# Class Imbalance

This notebook is a **companion to `07_class_imbalance.md`**.

Purpose:
- Illustrate why accuracy fails
- Compare metrics under imbalance
- Reinforce interview intuition

---

In [None]:
import numpy as np
import pandas as pd
from sklearn.metrics import accuracy_score, precision_score, recall_score, f1_score, confusion_matrix

np.random.seed(42)

## Simulated Imbalanced Dataset

---

In [None]:
n = 1000
y_true = np.random.choice([0, 1], size=n, p=[0.95, 0.05])

# Naive model predicts all zeros
y_pred_naive = np.zeros_like(y_true)

pd.Series(y_true).value_counts(normalize=True)

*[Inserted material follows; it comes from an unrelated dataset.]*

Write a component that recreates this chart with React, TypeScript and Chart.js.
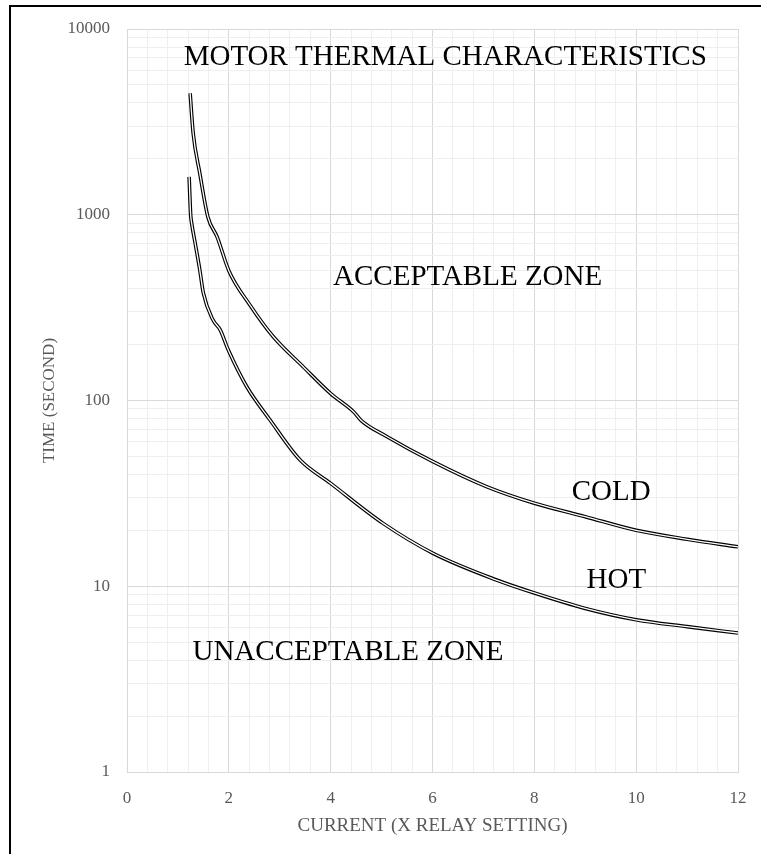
import React, { useEffect, useRef } from 'react';
import { Chart, registerables } from 'chart.js';

Chart.register(...registerables);

const coldCurrent = [1.24, 1.3, 1.43, 1.59, 1.77, 2.0, 2.42, 2.87, 3.46, 4.0, 4.45, 4.6, 5.1, 6.0, 7.06, 8.0, 9.0, 10.0, 11.0, 12.0];
const coldTime = [4500, 2740, 1670, 970, 760, 500, 325, 221, 152, 109, 87, 78, 64, 47, 34.4, 28, 23.7, 20, 17.9, 16.3];

const hotCurrent = [1.22, 1.25, 1.27, 1.34, 1.43, 1.5, 1.69, 1.83, 1.99, 2.35, 2.81, 3.4, 4.0, 5.03, 6.02, 7.26, 8.0, 9.0, 10.0, 11.0, 12.0];
const hotTime = [1600, 1000, 900, 700, 504, 378, 271, 240, 187, 119, 78.5, 47.8, 35.8, 21.8, 15.0, 10.8, 9.2, 7.6, 6.6, 6.06, 5.6];

const xTicks = [0, 0.4, 0.8, 1.2, 1.6, 2, 2.4, 2.8, 3.2, 3.6, 4, 4.4, 4.8, 5.2, 5.6, 6, 6.4, 6.8, 7.2, 7.6, 8, 8.4, 8.8, 9.2, 9.6, 10, 10.4, 10.8, 11.2, 11.6, 12];
const xLabels = [0, 2, 4, 6, 8, 10, 12];
const yTicks = [1, 2, 3, 4, 5, 6, 7, 8, 9, 10, 20, 30, 40, 50, 60, 70, 80, 90, 100, 200, 300, 400, 500, 600, 700, 800, 900, 1000, 2000, 3000, 4000, 5000, 6000, 7000, 8000, 9000, 10000];
const yLabels = [1, 10, 100, 1000, 10000];

const chartTitle = 'MOTOR THERMAL CHARACTERISTICS';
const xTitle = 'CURRENT (X RELAY SETTING)';
const yTitle = 'TIME (SECOND)';
const annotations = [
  { text: chartTitle, x: 6.25, y: 7065 },
  { text: 'ACCEPTABLE ZONE', x: 6.69, y: 462 },
  { text: 'COLD', x: 9.51, y: 32.2 },
  { text: 'HOT', x: 9.61, y: 10.8 },
  { text: 'UNACCEPTABLE ZONE', x: 4.34, y: 4.43 },
];

const SERIF = "'Liberation Serif', 'Times New Roman', serif";
const MAJOR = '#d9d9d9';
const MINOR = '#efefef';

const isXMajor = (v: number) => xLabels.some((l) => Math.abs(l - v) < 1e-6);
const isYMajor = (v: number) => yLabels.some((l) => Math.abs(l - v) < 1e-6);

const textPlugin = {
  id: 'zoneText',
  afterDatasetsDraw(chart: any) {
    const { ctx, scales } = chart;
    ctx.save();
    ctx.font = `29px ${SERIF}`;
    ctx.fillStyle = '#000000';
    ctx.textAlign = 'center';
    ctx.textBaseline = 'middle';
    annotations.forEach((a) => {
      ctx.fillText(a.text, scales.x.getPixelForValue(a.x), scales.y.getPixelForValue(a.y));
    });
    ctx.restore();
  },
};

export default function App() {
  const canvasRef = useRef<HTMLCanvasElement>(null);

  useEffect(() => {
    document.documentElement.style.overflow = 'hidden';
    const cold = coldCurrent.map((x, i) => ({ x, y: coldTime[i] }));
    const hot = hotCurrent.map((x, i) => ({ x, y: hotTime[i] }));
    const lineBase = { pointRadius: 0, pointHoverRadius: 0, fill: false, cubicInterpolationMode: 'monotone' as const };
    const chart = new Chart(canvasRef.current as HTMLCanvasElement, {
      type: 'line',
      data: {
        datasets: [
          { ...lineBase, label: 'COLD', data: cold, borderColor: '#000000', borderWidth: 3.6, order: 2 },
          { ...lineBase, label: 'COLD inner', data: cold, borderColor: '#ffffff', borderWidth: 1.3, order: 1 },
          { ...lineBase, label: 'HOT', data: hot, borderColor: '#000000', borderWidth: 3.6, order: 2 },
          { ...lineBase, label: 'HOT inner', data: hot, borderColor: '#ffffff', borderWidth: 1.3, order: 1 },
        ],
      },
      options: {
        animation: false,
        responsive: false,
        maintainAspectRatio: false,
        layout: { padding: { left: 0, top: 22, right: 23, bottom: 0 } },
        plugins: { legend: { display: false }, tooltip: { enabled: false } },
        scales: {
          x: {
            type: 'linear',
            min: 0,
            max: 12,
            afterBuildTicks: (scale: any) => {
              scale.ticks = xTicks.map((v) => ({ value: v }));
            },
            afterFit: (scale: any) => {
              scale.height = 82;
              scale.paddingLeft = 0;
              scale.paddingRight = 0;
            },
            grid: {
              drawTicks: false,
              color: (ctx: any) => (isXMajor(ctx.tick.value) ? MAJOR : MINOR),
              lineWidth: 1,
            },
            border: { color: MAJOR, width: 1 },
            ticks: {
              autoSkip: false,
              maxRotation: 0,
              padding: 16,
              color: '#595959',
              font: { family: SERIF, size: 17 },
              callback: (v: any) => (isXMajor(Number(v)) ? String(Math.round(Number(v))) : ''),
            },
            title: {
              display: true,
              text: xTitle,
              color: '#595959',
              font: { family: SERIF, size: 19 },
              padding: { top: 0, bottom: 17 },
            },
          },
          y: {
            type: 'logarithmic',
            min: 1,
            max: 10000,
            afterBuildTicks: (scale: any) => {
              scale.ticks = yTicks.map((v) => ({ value: v }));
            },
            afterFit: (scale: any) => {
              scale.width = 116;
              scale.paddingTop = 0;
              scale.paddingBottom = 0;
            },
            grid: {
              drawTicks: false,
              color: (ctx: any) => (isYMajor(ctx.tick.value) ? MAJOR : MINOR),
              lineWidth: 1,
            },
            border: { color: MAJOR, width: 1 },
            ticks: {
              autoSkip: false,
              padding: 17,
              color: '#595959',
              font: { family: SERIF, size: 17 },
              callback: (v: any) => (isYMajor(Number(v)) ? String(Math.round(Number(v))) : ''),
            },
            title: {
              display: true,
              text: yTitle,
              color: '#595959',
              font: { family: SERIF, size: 17 },
              padding: { top: 28, bottom: 0 },
            },
          },
        },
      },
      plugins: [textPlugin],
    });
    return () => chart.destroy();
  }, []);

  return (
    <div
      style={{
        position: 'absolute',
        left: 9,
        top: 5,
        width: 750,
        height: 847,
        borderLeft: '2px solid #000',
        borderTop: '2px solid #000',
        background: '#fff',
      }}
    >
      <canvas ref={canvasRef} width={750} height={847} style={{ display: 'block', width: 750, height: 847 }} />
    </div>
  );
}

## Naive Model Performance

---

In [None]:
pd.DataFrame({
    'Accuracy': [accuracy_score(y_true, y_pred_naive)],
    'Precision': [precision_score(y_true, y_pred_naive, zero_division=0)],
    'Recall': [recall_score(y_true, y_pred_naive)],
    'F1': [f1_score(y_true, y_pred_naive)]
}).T.rename(columns={0: 'Value'})

## Confusion Matrix

---

In [None]:
cm = confusion_matrix(y_true, y_pred_naive)
pd.DataFrame(cm, index=['Actual 0', 'Actual 1'], columns=['Pred 0', 'Pred 1'])

## Interview Takeaways

- High accuracy can be meaningless
- Minority class performance matters most
- Metrics must reflect business cost

In interviews, always ask about base rates.

---